REQUIREMENTS
Quote the listing in full, exactly as given, minus any pictures.

Data listing
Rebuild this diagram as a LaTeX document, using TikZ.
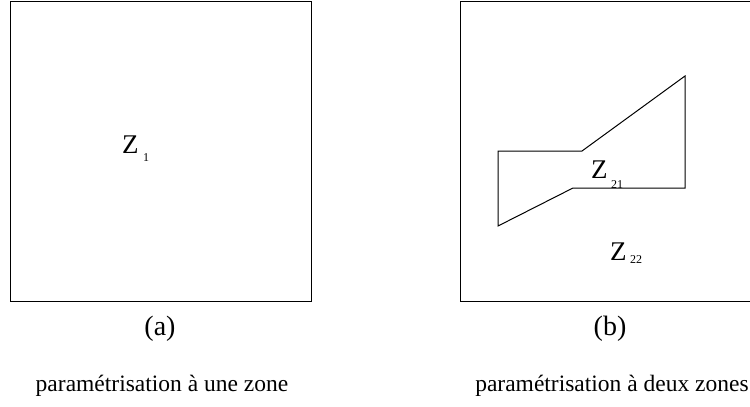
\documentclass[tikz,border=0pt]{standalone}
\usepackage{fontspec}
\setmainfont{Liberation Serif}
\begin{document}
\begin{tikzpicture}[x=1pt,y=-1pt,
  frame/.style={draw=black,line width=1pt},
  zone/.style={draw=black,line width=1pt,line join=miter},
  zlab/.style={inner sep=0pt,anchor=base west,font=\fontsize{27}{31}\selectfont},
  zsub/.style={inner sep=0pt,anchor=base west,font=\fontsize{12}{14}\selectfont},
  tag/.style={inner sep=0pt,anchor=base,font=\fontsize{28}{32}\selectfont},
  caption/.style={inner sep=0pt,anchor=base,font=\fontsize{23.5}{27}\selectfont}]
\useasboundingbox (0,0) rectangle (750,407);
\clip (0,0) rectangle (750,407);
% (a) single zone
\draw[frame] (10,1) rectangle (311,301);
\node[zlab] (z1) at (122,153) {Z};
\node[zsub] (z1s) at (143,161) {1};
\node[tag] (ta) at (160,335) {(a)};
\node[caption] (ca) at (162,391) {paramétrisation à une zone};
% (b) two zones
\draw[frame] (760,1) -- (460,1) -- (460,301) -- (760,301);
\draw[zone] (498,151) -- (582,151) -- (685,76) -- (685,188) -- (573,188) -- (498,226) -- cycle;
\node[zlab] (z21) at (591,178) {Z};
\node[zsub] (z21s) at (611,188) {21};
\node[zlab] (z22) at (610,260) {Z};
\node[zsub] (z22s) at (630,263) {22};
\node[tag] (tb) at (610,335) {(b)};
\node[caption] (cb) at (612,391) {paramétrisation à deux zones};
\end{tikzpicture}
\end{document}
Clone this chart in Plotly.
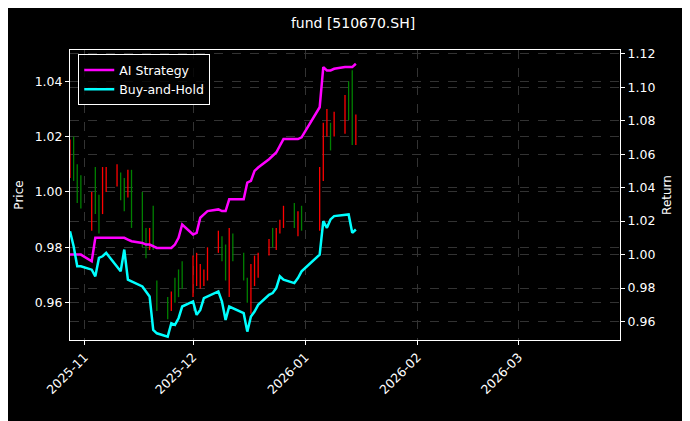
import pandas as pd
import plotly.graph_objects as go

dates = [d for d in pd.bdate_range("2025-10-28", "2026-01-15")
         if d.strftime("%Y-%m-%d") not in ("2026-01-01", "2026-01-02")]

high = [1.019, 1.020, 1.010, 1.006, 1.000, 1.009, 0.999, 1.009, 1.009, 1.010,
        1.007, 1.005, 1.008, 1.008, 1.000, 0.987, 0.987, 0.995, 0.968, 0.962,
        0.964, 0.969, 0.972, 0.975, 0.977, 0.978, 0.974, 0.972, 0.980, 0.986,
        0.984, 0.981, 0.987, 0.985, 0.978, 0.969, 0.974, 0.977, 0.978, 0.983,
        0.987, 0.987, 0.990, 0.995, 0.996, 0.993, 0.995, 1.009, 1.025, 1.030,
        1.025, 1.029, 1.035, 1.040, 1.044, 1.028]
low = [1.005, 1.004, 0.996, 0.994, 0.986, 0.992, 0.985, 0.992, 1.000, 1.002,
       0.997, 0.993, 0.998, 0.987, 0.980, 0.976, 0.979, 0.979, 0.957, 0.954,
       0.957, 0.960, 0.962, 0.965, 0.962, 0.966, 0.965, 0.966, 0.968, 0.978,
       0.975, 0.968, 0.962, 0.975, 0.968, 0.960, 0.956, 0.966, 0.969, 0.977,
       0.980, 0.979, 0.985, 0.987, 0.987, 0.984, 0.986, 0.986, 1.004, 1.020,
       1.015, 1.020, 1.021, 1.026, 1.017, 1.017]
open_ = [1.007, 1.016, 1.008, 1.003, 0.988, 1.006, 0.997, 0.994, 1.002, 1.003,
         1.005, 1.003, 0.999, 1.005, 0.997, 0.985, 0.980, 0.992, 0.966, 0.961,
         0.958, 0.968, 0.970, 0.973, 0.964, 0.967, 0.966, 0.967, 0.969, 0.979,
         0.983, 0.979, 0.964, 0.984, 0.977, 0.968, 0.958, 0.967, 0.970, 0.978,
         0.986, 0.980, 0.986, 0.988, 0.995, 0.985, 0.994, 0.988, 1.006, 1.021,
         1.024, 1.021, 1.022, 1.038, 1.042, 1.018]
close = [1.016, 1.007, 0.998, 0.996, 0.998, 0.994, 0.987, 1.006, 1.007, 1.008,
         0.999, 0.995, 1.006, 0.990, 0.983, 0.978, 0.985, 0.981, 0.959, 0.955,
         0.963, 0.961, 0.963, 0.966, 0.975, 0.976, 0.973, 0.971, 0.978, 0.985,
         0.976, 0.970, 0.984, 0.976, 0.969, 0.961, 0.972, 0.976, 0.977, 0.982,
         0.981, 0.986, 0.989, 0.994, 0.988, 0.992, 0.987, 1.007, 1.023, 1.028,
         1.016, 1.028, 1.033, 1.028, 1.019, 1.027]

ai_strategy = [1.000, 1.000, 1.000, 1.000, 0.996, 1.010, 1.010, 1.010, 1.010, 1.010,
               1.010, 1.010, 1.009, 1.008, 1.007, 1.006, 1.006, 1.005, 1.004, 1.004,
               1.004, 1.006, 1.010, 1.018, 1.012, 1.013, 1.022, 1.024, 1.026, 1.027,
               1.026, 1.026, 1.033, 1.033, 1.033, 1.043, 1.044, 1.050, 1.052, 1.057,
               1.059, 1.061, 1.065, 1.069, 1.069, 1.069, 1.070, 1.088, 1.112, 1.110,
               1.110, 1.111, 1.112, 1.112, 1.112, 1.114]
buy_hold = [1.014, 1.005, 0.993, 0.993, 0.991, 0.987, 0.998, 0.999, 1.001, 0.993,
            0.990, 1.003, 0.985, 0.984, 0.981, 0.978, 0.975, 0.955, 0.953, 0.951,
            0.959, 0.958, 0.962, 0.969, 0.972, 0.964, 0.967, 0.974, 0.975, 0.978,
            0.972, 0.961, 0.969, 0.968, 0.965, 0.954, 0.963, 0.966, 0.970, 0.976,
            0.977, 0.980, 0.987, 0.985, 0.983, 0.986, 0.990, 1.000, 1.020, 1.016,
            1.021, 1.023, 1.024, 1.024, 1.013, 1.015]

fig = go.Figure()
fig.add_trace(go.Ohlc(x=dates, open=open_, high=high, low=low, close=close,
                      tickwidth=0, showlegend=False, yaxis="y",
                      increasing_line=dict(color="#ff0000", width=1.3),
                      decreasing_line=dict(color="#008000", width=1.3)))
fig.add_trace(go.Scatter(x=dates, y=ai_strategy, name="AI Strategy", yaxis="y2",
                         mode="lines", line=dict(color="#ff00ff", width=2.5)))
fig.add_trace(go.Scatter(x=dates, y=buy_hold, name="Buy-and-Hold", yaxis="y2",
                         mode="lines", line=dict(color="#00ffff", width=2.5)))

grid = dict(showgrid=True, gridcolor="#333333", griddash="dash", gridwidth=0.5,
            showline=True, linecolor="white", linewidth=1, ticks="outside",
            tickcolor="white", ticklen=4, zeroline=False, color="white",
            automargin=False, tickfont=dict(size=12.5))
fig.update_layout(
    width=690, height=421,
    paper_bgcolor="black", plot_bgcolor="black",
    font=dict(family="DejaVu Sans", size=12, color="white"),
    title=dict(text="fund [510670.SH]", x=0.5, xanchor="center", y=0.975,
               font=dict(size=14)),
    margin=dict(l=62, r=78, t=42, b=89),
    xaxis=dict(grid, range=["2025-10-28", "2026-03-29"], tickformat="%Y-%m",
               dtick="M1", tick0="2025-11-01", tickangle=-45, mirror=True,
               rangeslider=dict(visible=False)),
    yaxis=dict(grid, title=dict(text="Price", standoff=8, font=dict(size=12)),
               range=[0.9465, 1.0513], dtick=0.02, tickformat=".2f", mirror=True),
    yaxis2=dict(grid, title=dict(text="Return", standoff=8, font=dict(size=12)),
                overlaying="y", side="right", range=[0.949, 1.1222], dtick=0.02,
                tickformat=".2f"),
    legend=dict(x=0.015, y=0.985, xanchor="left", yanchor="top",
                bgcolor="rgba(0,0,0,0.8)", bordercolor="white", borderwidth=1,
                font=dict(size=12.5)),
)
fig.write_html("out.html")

TASK SOLUTION
Rebuild this diagram as a LaTeX document, using TikZ.
\documentclass[tikz,border=0pt]{standalone}
\usepackage{fontspec}
\setmainfont{Liberation Serif}
\begin{document}
\begin{tikzpicture}[x=1pt,y=-1pt,
  frame/.style={draw=black,line width=1pt},
  zone/.style={draw=black,line width=1pt,line join=miter},
  zlab/.style={inner sep=0pt,anchor=base west,font=\fontsize{27}{31}\selectfont},
  zsub/.style={inner sep=0pt,anchor=base west,font=\fontsize{12}{14}\selectfont},
  tag/.style={inner sep=0pt,anchor=base,font=\fontsize{28}{32}\selectfont},
  caption/.style={inner sep=0pt,anchor=base,font=\fontsize{23.5}{27}\selectfont}]
\useasboundingbox (0,0) rectangle (750,407);
\clip (0,0) rectangle (750,407);
% (a) single zone
\draw[frame] (10,1) rectangle (311,301);
\node[zlab] (z1) at (122,153) {Z};
\node[zsub] (z1s) at (143,161) {1};
\node[tag] (ta) at (160,335) {(a)};
\node[caption] (ca) at (162,391) {paramétrisation à une zone};
% (b) two zones
\draw[frame] (760,1) -- (460,1) -- (460,301) -- (760,301);
\draw[zone] (498,151) -- (582,151) -- (685,76) -- (685,188) -- (573,188) -- (498,226) -- cycle;
\node[zlab] (z21) at (591,178) {Z};
\node[zsub] (z21s) at (611,188) {21};
\node[zlab] (z22) at (610,260) {Z};
\node[zsub] (z22s) at (630,263) {22};
\node[tag] (tb) at (610,335) {(b)};
\node[caption] (cb) at (612,391) {paramétrisation à deux zones};
\end{tikzpicture}
\end{document}
Clone this chart in Plotly.
import pandas as pd
import plotly.graph_objects as go

dates = [d for d in pd.bdate_range("2025-10-28", "2026-01-15")
         if d.strftime("%Y-%m-%d") not in ("2026-01-01", "2026-01-02")]

high = [1.019, 1.020, 1.010, 1.006, 1.000, 1.009, 0.999, 1.009, 1.009, 1.010,
        1.007, 1.005, 1.008, 1.008, 1.000, 0.987, 0.987, 0.995, 0.968, 0.962,
        0.964, 0.969, 0.972, 0.975, 0.977, 0.978, 0.974, 0.972, 0.980, 0.986,
        0.984, 0.981, 0.987, 0.985, 0.978, 0.969, 0.974, 0.977, 0.978, 0.983,
        0.987, 0.987, 0.990, 0.995, 0.996, 0.993, 0.995, 1.009, 1.025, 1.030,
        1.025, 1.029, 1.035, 1.040, 1.044, 1.028]
low = [1.005, 1.004, 0.996, 0.994, 0.986, 0.992, 0.985, 0.992, 1.000, 1.002,
       0.997, 0.993, 0.998, 0.987, 0.980, 0.976, 0.979, 0.979, 0.957, 0.954,
       0.957, 0.960, 0.962, 0.965, 0.962, 0.966, 0.965, 0.966, 0.968, 0.978,
       0.975, 0.968, 0.962, 0.975, 0.968, 0.960, 0.956, 0.966, 0.969, 0.977,
       0.980, 0.979, 0.985, 0.987, 0.987, 0.984, 0.986, 0.986, 1.004, 1.020,
       1.015, 1.020, 1.021, 1.026, 1.017, 1.017]
open_ = [1.007, 1.016, 1.008, 1.003, 0.988, 1.006, 0.997, 0.994, 1.002, 1.003,
         1.005, 1.003, 0.999, 1.005, 0.997, 0.985, 0.980, 0.992, 0.966, 0.961,
         0.958, 0.968, 0.970, 0.973, 0.964, 0.967, 0.966, 0.967, 0.969, 0.979,
         0.983, 0.979, 0.964, 0.984, 0.977, 0.968, 0.958, 0.967, 0.970, 0.978,
         0.986, 0.980, 0.986, 0.988, 0.995, 0.985, 0.994, 0.988, 1.006, 1.021,
         1.024, 1.021, 1.022, 1.038, 1.042, 1.018]
close = [1.016, 1.007, 0.998, 0.996, 0.998, 0.994, 0.987, 1.006, 1.007, 1.008,
         0.999, 0.995, 1.006, 0.990, 0.983, 0.978, 0.985, 0.981, 0.959, 0.955,
         0.963, 0.961, 0.963, 0.966, 0.975, 0.976, 0.973, 0.971, 0.978, 0.985,
         0.976, 0.970, 0.984, 0.976, 0.969, 0.961, 0.972, 0.976, 0.977, 0.982,
         0.981, 0.986, 0.989, 0.994, 0.988, 0.992, 0.987, 1.007, 1.023, 1.028,
         1.016, 1.028, 1.033, 1.028, 1.019, 1.027]

ai_strategy = [1.000, 1.000, 1.000, 1.000, 0.996, 1.010, 1.010, 1.010, 1.010, 1.010,
               1.010, 1.010, 1.009, 1.008, 1.007, 1.006, 1.006, 1.005, 1.004, 1.004,
               1.004, 1.006, 1.010, 1.018, 1.012, 1.013, 1.022, 1.024, 1.026, 1.027,
               1.026, 1.026, 1.033, 1.033, 1.033, 1.043, 1.044, 1.050, 1.052, 1.057,
               1.059, 1.061, 1.065, 1.069, 1.069, 1.069, 1.070, 1.088, 1.112, 1.110,
               1.110, 1.111, 1.112, 1.112, 1.112, 1.114]
buy_hold = [1.014, 1.005, 0.993, 0.993, 0.991, 0.987, 0.998, 0.999, 1.001, 0.993,
            0.990, 1.003, 0.985, 0.984, 0.981, 0.978, 0.975, 0.955, 0.953, 0.951,
            0.959, 0.958, 0.962, 0.969, 0.972, 0.964, 0.967, 0.974, 0.975, 0.978,
            0.972, 0.961, 0.969, 0.968, 0.965, 0.954, 0.963, 0.966, 0.970, 0.976,
            0.977, 0.980, 0.987, 0.985, 0.983, 0.986, 0.990, 1.000, 1.020, 1.016,
            1.021, 1.023, 1.024, 1.024, 1.013, 1.015]

fig = go.Figure()
fig.add_trace(go.Ohlc(x=dates, open=open_, high=high, low=low, close=close,
                      tickwidth=0, showlegend=False, yaxis="y",
                      increasing_line=dict(color="#ff0000", width=1.3),
                      decreasing_line=dict(color="#008000", width=1.3)))
fig.add_trace(go.Scatter(x=dates, y=ai_strategy, name="AI Strategy", yaxis="y2",
                         mode="lines", line=dict(color="#ff00ff", width=2.5)))
fig.add_trace(go.Scatter(x=dates, y=buy_hold, name="Buy-and-Hold", yaxis="y2",
                         mode="lines", line=dict(color="#00ffff", width=2.5)))

grid = dict(showgrid=True, gridcolor="#333333", griddash="dash", gridwidth=0.5,
            showline=True, linecolor="white", linewidth=1, ticks="outside",
            tickcolor="white", ticklen=4, zeroline=False, color="white",
            automargin=False, tickfont=dict(size=12.5))
fig.update_layout(
    width=690, height=421,
    paper_bgcolor="black", plot_bgcolor="black",
    font=dict(family="DejaVu Sans", size=12, color="white"),
    title=dict(text="fund [510670.SH]", x=0.5, xanchor="center", y=0.975,
               font=dict(size=14)),
    margin=dict(l=62, r=78, t=42, b=89),
    xaxis=dict(grid, range=["2025-10-28", "2026-03-29"], tickformat="%Y-%m",
               dtick="M1", tick0="2025-11-01", tickangle=-45, mirror=True,
               rangeslider=dict(visible=False)),
    yaxis=dict(grid, title=dict(text="Price", standoff=8, font=dict(size=12)),
               range=[0.9465, 1.0513], dtick=0.02, tickformat=".2f", mirror=True),
    yaxis2=dict(grid, title=dict(text="Return", standoff=8, font=dict(size=12)),
                overlaying="y", side="right", range=[0.949, 1.1222], dtick=0.02,
                tickformat=".2f"),
    legend=dict(x=0.015, y=0.985, xanchor="left", yanchor="top",
                bgcolor="rgba(0,0,0,0.8)", bordercolor="white", borderwidth=1,
                font=dict(size=12.5)),
)
fig.write_html("out.html")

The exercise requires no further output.